Pack good eats. Though the kids may argue this point, it is not necessary to stop at every fast-food joint along the way. In fact, it is possible to get good nutrition on the road. Make sure everyone drinks twice as much water as they might at home. Take a good cooler along and eat plenty of fresh fruits and vegetables. Prepare road trip snacks and consider packing a road trip picnic.


Eat and greet. Eat in unusual local restaurants at least sometimes, and make a point of speaking with locals or other travelers.

Keep it fun! Avoid vacationing at the same hectic pace as you live at home. A relaxing pace will be remembered more fondly than an overly ambitious one. Take the advice of a local or get off the highway at an unplanned exit and see what is to be found "around the next bend." Drive fewer hours and spend more time lounging around the motel pool. By allowing time for serendipity, you will re-capture the wonder of the road trip adventure.
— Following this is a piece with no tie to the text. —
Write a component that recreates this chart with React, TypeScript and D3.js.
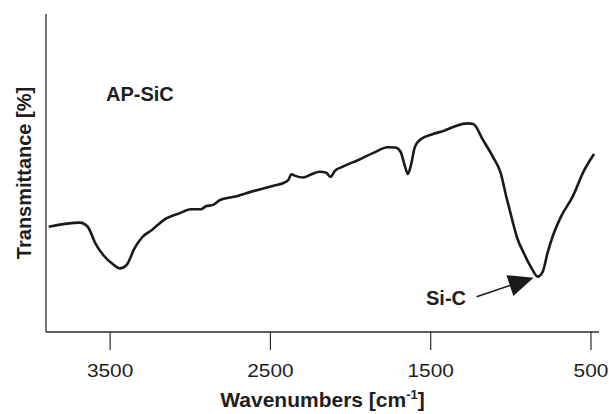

Got toddlers? Roadtrippers who are younger than five years old can sometimes present additional challenges. Consider organizing the traveling day so that you reach the motel after 8:00 pm, when the children are likely to fall asleep more easily. Pool time can be done in the morning. Spend the extra $$ to get as comfortable a car seat as possible. Plan to stop every two hours and let the little guys run, play, and blow off as much energy as possible. For more ideas, has several good tips and suggestions.

As parents, you can design a family road trip that will give both you and your children memories to last a lifetime. Grab those markers and a map and start planning your escape!